Input data
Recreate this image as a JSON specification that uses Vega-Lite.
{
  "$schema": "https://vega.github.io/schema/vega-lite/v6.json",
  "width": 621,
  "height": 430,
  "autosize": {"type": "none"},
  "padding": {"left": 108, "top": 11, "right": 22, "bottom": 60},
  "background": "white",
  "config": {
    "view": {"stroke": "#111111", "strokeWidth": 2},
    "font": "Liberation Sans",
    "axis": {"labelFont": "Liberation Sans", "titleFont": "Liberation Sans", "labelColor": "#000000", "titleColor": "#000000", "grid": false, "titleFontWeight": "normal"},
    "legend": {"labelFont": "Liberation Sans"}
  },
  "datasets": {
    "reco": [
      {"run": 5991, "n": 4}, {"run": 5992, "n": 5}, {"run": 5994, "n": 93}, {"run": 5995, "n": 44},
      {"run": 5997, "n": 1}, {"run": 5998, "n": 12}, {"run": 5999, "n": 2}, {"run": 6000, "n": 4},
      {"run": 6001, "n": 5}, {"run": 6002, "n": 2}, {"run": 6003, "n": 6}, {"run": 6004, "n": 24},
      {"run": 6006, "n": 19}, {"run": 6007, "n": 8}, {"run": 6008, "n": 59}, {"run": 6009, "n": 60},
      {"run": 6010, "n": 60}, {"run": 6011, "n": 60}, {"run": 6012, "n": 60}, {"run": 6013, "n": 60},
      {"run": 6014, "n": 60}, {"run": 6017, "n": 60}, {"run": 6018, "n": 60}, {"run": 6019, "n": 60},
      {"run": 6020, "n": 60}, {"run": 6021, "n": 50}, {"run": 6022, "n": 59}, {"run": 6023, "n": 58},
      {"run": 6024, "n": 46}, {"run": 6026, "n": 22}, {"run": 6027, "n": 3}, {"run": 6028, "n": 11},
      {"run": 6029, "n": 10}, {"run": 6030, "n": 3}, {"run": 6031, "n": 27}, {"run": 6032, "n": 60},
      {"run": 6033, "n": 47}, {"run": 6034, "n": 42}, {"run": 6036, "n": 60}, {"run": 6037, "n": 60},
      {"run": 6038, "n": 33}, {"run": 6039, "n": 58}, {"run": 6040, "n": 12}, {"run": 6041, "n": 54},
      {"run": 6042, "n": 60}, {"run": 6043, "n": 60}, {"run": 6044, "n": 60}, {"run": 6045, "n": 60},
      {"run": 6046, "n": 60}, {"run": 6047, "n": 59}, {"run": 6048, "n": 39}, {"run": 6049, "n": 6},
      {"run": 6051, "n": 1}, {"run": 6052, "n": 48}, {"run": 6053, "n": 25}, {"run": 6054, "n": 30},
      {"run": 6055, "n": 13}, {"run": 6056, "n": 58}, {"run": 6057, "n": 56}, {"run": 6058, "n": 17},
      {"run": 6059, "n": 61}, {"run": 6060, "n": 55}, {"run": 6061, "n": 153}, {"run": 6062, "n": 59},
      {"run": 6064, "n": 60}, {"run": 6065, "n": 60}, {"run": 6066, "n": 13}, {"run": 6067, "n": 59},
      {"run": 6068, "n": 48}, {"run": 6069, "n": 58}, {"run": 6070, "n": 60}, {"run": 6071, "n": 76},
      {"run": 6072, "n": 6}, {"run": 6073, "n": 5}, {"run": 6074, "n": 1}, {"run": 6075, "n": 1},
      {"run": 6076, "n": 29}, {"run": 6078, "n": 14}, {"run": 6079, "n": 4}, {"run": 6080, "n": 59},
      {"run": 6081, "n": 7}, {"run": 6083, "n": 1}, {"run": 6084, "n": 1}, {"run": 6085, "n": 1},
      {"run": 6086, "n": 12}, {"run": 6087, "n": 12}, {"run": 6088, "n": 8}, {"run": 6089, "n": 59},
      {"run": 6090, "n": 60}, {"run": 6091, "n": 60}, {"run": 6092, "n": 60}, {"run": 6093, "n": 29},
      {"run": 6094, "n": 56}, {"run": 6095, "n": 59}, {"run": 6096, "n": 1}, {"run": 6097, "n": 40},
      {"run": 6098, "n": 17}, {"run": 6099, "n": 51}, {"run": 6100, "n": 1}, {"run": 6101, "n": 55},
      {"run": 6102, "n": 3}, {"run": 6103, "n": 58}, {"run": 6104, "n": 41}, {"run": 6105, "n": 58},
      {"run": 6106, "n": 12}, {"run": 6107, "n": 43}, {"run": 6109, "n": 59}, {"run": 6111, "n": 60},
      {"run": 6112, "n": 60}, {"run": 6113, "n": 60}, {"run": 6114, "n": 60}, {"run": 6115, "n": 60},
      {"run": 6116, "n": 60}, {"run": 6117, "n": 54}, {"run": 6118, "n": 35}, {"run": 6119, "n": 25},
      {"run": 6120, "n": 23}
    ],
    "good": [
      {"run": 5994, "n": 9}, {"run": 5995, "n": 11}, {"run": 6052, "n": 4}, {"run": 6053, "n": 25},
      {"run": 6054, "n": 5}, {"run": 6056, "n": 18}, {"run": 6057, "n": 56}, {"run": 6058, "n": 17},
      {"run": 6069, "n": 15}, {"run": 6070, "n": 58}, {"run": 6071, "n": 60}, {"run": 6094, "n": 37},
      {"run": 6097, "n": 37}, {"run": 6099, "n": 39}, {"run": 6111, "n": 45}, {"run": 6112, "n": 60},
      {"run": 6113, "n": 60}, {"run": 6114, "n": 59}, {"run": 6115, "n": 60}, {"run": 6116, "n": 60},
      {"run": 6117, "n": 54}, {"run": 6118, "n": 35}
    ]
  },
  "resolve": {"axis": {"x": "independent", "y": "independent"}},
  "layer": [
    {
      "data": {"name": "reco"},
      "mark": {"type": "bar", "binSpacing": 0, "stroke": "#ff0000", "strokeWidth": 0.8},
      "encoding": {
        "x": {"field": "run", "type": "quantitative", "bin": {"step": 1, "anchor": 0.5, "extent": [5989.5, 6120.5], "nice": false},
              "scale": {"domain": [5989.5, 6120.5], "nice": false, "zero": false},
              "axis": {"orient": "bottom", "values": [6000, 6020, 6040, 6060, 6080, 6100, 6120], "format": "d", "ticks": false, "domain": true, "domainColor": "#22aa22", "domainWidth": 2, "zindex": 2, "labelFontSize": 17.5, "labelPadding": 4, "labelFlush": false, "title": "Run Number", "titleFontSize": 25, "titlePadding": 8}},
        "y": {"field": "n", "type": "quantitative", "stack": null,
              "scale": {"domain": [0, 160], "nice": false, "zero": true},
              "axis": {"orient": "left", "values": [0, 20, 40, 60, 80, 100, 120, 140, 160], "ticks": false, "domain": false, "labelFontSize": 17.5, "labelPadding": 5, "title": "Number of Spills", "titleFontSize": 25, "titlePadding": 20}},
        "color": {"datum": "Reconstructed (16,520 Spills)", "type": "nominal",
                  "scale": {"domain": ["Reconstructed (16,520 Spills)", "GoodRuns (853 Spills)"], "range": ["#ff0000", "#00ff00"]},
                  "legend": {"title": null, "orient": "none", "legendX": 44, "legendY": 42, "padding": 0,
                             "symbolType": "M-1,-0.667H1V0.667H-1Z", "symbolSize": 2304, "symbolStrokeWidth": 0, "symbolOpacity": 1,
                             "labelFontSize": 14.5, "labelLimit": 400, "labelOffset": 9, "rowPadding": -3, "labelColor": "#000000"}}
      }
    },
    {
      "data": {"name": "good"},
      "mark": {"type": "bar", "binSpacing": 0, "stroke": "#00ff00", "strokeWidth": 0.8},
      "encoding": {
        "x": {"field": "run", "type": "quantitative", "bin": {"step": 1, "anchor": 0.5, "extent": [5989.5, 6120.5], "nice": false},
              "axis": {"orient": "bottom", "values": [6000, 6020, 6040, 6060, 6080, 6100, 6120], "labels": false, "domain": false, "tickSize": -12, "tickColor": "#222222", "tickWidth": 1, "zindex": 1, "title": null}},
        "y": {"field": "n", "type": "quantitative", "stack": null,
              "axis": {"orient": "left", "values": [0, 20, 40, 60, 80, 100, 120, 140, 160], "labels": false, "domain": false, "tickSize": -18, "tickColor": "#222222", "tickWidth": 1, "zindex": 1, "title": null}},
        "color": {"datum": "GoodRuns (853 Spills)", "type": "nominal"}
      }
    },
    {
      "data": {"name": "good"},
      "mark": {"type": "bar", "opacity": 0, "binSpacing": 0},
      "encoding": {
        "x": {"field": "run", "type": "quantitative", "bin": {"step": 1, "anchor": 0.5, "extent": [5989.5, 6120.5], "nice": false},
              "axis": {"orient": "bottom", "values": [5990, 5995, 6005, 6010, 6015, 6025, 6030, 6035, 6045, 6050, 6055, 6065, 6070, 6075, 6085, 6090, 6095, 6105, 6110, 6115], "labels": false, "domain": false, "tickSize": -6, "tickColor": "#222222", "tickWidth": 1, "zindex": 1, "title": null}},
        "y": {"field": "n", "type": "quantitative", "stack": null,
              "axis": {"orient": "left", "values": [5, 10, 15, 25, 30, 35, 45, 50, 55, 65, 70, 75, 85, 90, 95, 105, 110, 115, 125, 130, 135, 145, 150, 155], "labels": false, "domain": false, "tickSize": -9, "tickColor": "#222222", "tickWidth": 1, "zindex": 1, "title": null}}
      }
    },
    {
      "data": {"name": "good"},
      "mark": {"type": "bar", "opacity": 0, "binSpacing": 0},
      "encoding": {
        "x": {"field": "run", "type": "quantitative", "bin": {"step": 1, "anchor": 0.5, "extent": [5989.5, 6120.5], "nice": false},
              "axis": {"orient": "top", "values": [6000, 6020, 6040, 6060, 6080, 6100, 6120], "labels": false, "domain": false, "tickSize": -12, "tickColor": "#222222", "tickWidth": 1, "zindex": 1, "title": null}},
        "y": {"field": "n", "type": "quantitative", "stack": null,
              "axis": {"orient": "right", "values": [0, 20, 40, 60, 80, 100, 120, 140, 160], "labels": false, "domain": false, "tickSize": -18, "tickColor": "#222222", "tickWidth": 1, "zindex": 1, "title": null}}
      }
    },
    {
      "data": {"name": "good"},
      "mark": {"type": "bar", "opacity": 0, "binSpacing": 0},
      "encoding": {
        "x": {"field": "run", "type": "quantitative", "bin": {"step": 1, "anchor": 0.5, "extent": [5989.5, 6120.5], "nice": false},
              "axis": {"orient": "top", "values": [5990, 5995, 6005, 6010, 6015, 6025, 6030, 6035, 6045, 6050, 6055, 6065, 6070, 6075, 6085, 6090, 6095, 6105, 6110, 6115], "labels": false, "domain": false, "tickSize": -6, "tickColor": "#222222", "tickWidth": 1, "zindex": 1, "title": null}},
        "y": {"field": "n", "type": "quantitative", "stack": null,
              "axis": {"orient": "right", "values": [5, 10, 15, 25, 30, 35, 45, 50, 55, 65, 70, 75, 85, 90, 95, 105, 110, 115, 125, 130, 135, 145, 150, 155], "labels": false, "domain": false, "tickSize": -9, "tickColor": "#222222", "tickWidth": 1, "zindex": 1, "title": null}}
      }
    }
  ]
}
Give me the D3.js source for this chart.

What you will do
Report how many lines of the listing hold the word "this", with nothing but the number.

The completed task
2